The opposite algebra \(A^\mathrm{op}\) has the same dominant dimension as A [32], and semisimple algebras have dominant dimension infinity. If \({{\,\mathrm{{\mathrm{domdim}}}\,}}A\geqslant 1\), then the injective hull of A is a faithful projective-injective left A-module; if \({{\,\mathrm{{\mathrm{domdim}}}\,}}A\geqslant 2\), then each faithful projective-injective left A-module satisfies the double centraliser property: \(A\cong \mathrm{End}_B(P)\) where \(B = \mathrm{End}_A(P)^\mathrm{op}\) [32].

The following characterisation of dominant dimension due to Müller is fundamental.

Proposition 2.2

(Müller [25]) Let A be an algebra and \(n\geqslant 2\) be a natural number. Then \({{{\,\mathrm{{\mathrm{domdim}}}\,}}A\geqslant n}\) if and only if there exists an idempotent e in A such that eA is a faithful projective and injective right A-module, \(\mathrm{Hom }_{eAe}(eA,eA)\cong A\) and \(\mathrm{Ext}^i_{eAe}(eA,eA)=0\) for \(1\leqslant i\leqslant n-2\).

Global dimension is one of the most important homological dimensions, intended to measure the homological complexity of algebras.

Definition 2.3

The global dimension of an algebra A, denoted by \({{\,\mathrm{gldim}\,}}A\), is the supremum of the projective dimensions of finitely generated left A-modules.

Semisimple algebras have global dimension zero. If \(0< {{\,\mathrm{gldim}\,}}A<\infty \), then \({{\,\mathrm{gldim}\,}}A\) equals the maximal number t such that \(I^t\ne 0\) in a minimal injective resolution of A; this implies \({{\,\mathrm{{\mathrm{domdim}}}\,}}A \leqslant {{\,\mathrm{gldim}\,}}A\) and in particular finiteness of \({{\,\mathrm{{\mathrm{domdim}}}\,}}A\).
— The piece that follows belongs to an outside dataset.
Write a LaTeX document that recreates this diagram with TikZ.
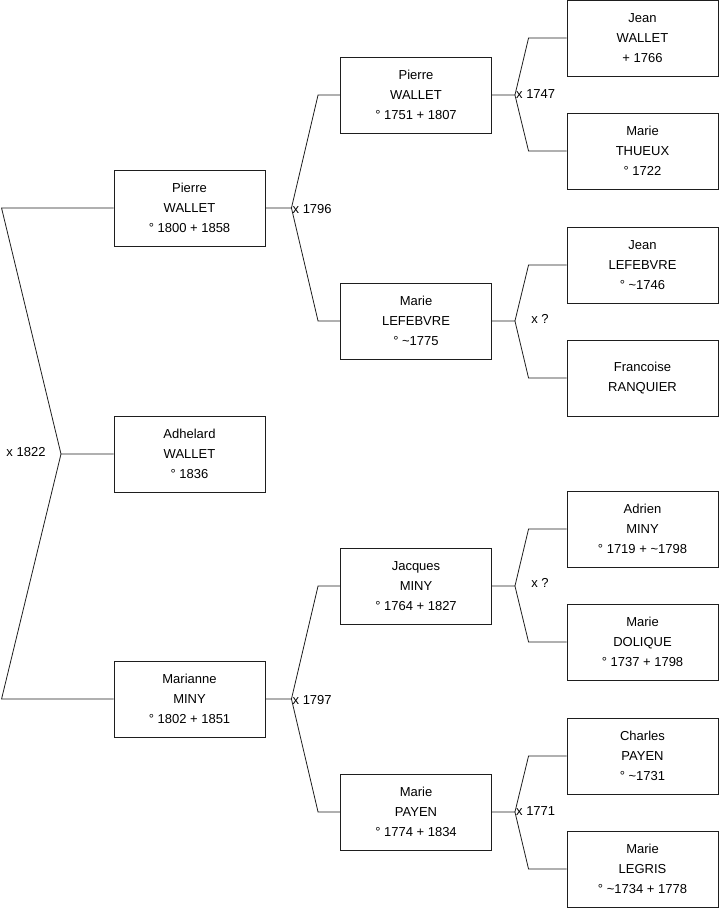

2.2 Hecke algebras and Schur algebras

Let k be a field of characteristic \(p\geqslant 0\), and q a non-zero element in k. For a natural number r, let \(\Sigma _r\) be the symmetric group on r letters and let \({\mathcal {H}}_q(r)\) be the associated Hecke algebra over k which is given by the generators \(\{T_1,\ldots , T_{r-1}\}\) and relations, see [6, 23]

$$\begin{aligned} \begin{array}{llll} (T_i+1)(T_i-q)=0, \quad &{}&{}(1\leqslant i\leqslant r-1);\\ T_iT_j=T_jT_i, \qquad &{}&{}(|i-j|>1);\\ T_iT_{i+1}T_i= T_{i+1}T_iT_{i+1},\quad &{}&{}(1\leqslant i\leqslant r-2). \end{array} \end{aligned}$$

For a natural number n, let \(\Lambda (n,r)\) be the set of sequences \(\lambda =(\lambda _1,\ldots , \lambda _n)\) of non-negative integers with \(\lambda _1+\cdots +\lambda _n=r\), and let \(\Lambda ^+(n,r)\) be the subset of \(\Lambda (n,r)\) consisting of weakly decreasing sequences.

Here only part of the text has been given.